Entfernung des Wachses
Diese Wachskopie des Kunstwerkes wird nun aus der Form entfernt. Der Künstler kann die Form für weitere Wachs­kopien benutzen. Normalerweise überstehen die Gummiformen mehrere Jahre.
Ziselieren
Jede Wachskopie wird nun ziseliert: ein heißes Metall­werkzeug wird benutzt, um den Grat zu entfernen, der sich dort, wo die beiden Hälften der Form aneinander stoßen, gebildet hat. Das Wachs wird geschliffen, um jegliche Fehlerstellen zu entfernen. Nun sieht das Wachsmodell wie die fertige Bronze aus.
Angießen
Mit den Wachskopien werden baumähnliche Strukturen gebildet, versehen mit Kanälen, welche den Messingfluss erleichtern und beim Giessen Luft entweichen lassen.
Einschließen/Einbetten
Die vorsichtig aufgebauten Wachsbäume sind von einem Stahlzylinder umgeben. Dieser wird nun mit hitze­be­stän­diger Einbettmasse  (eine Art feuerfester Gips), vermischt mit Wasser, aufgefüllt. Nach einer Stunde ist die Einbettmasse bereit für den Ausbrennprozess.
Ausbrennen
Der Brennofen wird auf eine Temperatur von 725 Grad Celsius aufgeheizt. Das Wachs schmilzt und läuft aus. Das geschmolzene Wachs kann aufgefangen und wieder verwendet werden, oft wird es aber einfach ausgebrannt.

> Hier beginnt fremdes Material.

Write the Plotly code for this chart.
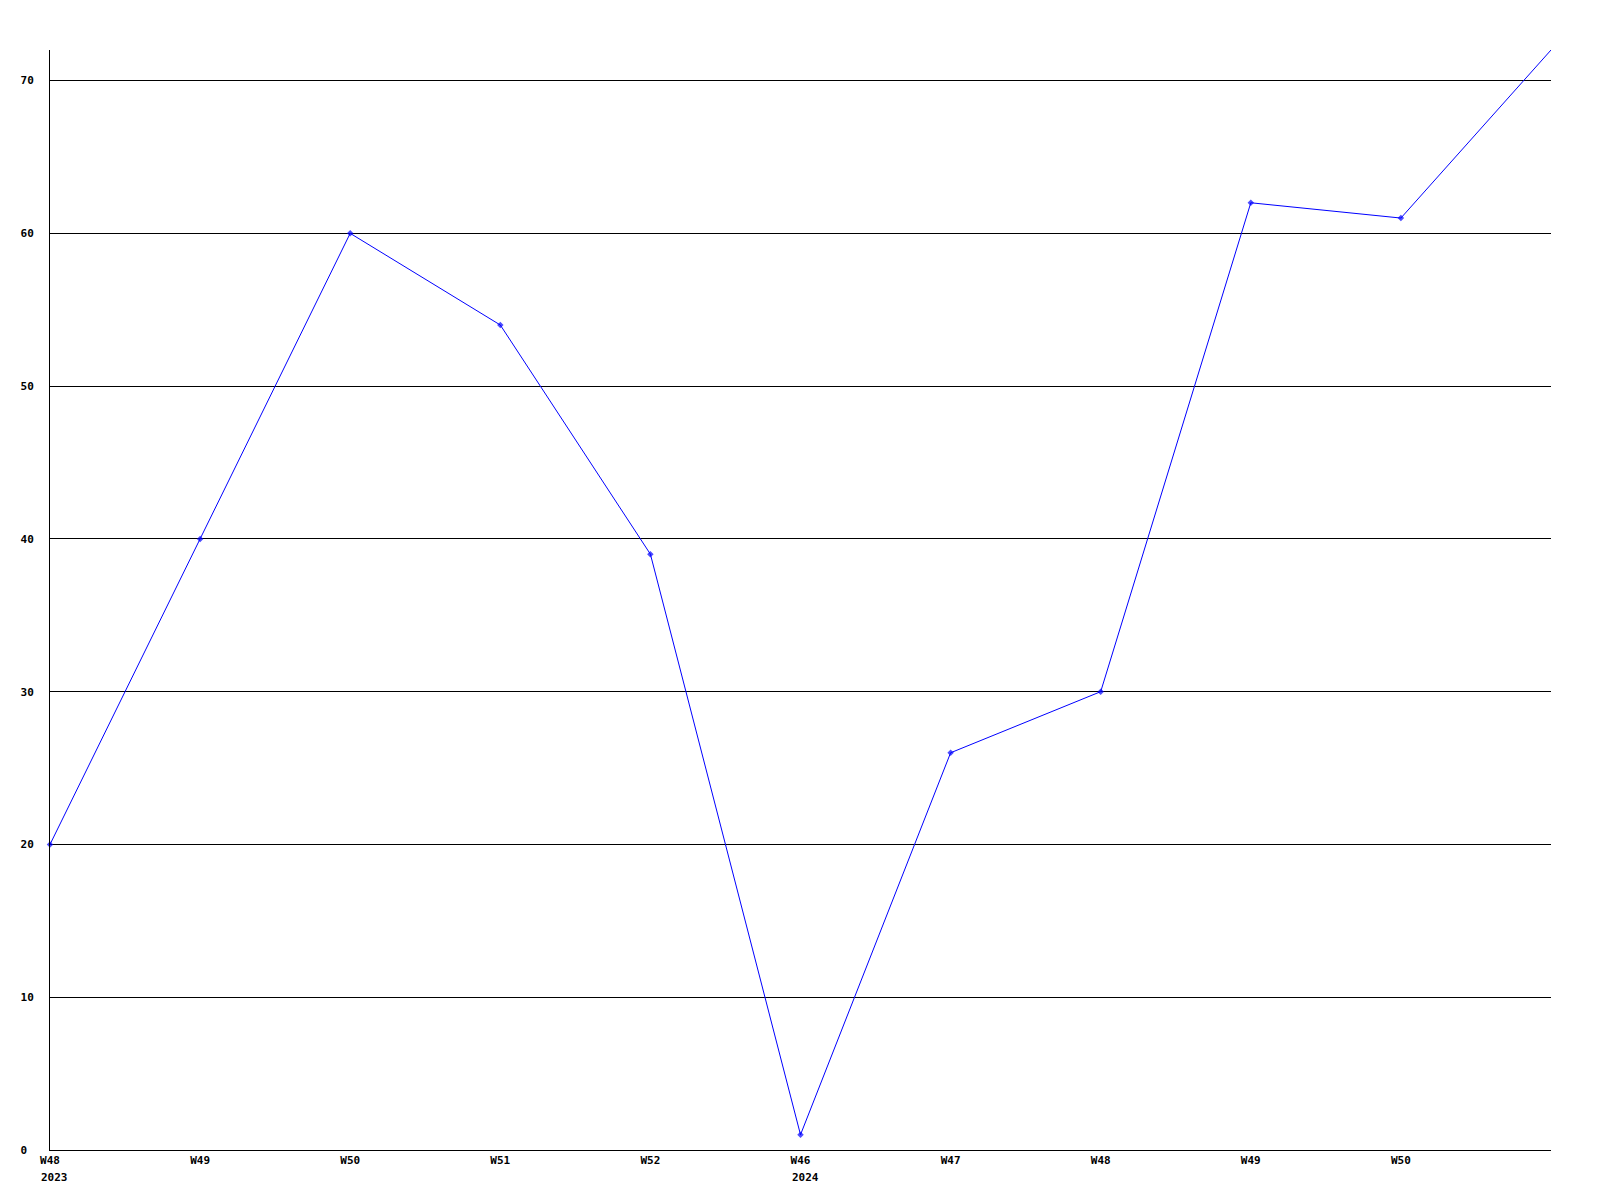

Alles was nun im Inneren der gehärteten Form übrig bleibt, ist die Negativform des Originals, zuvor vom Wachs ausgefüllt.
Schmelzen
Die Temperatur der Stahlbehälter wird auf etwa 600 Grad Celsius reduziert. Die benötigte Menge Messing wird mittels Elektrizität in einem Tiegel geschmolzen.
Gießen
Die Gießtemperatur des flüssigen Messings hat ca. 1000 Grad Celsius erreicht und wird unter Vakuum in die Formen gefüllt.
Auslösen
Die den Gussbaum umgebende Einbettmasse wird ausgeschlagen oder sandgestrahlt und hinterlässt den Rohguss. Die Angüss, nun auch in Messing gegossen, werden abgeschnitten, um für einen späteren Guss wieder verwendet zu werden.
Metall-Ziselierung
Ebenso wie die Wachskopien, werden die Bronzen bearbeitet bis die verräterischen Spuren des Gusses entfernt sind und die Skulpturen so wie das Original aussehen. Vertiefungen, die durch
Luftblasen entstanden sind, werden mit geschmolzenem Messing aufgefüllt und die Anschlusspunkte des Eingusses werden abgefeilt und poliert. Die Modelle werden mit Bosse/Austria gemarkt.
Patinieren
Nach den Wünschen des Künstlers wird die Bronze durch Aufbringen von Chemikalien auf das heiße oder abgekühlte Metall, in seiner Farbe verändert. Der Einsatz von Hitze ist die am besten kalku­lierbare Methode und erlaubt dem Künstler Kontrolle über den Prozess. Diese Kolorierung wird Patina genannt.
Polieren
Nach dem Aufbringen der schwarzen Patina werden einige Stellen hochglanzpoliert und erhalten so den typischen vor langer Zeit von Bosse kreierten Charme.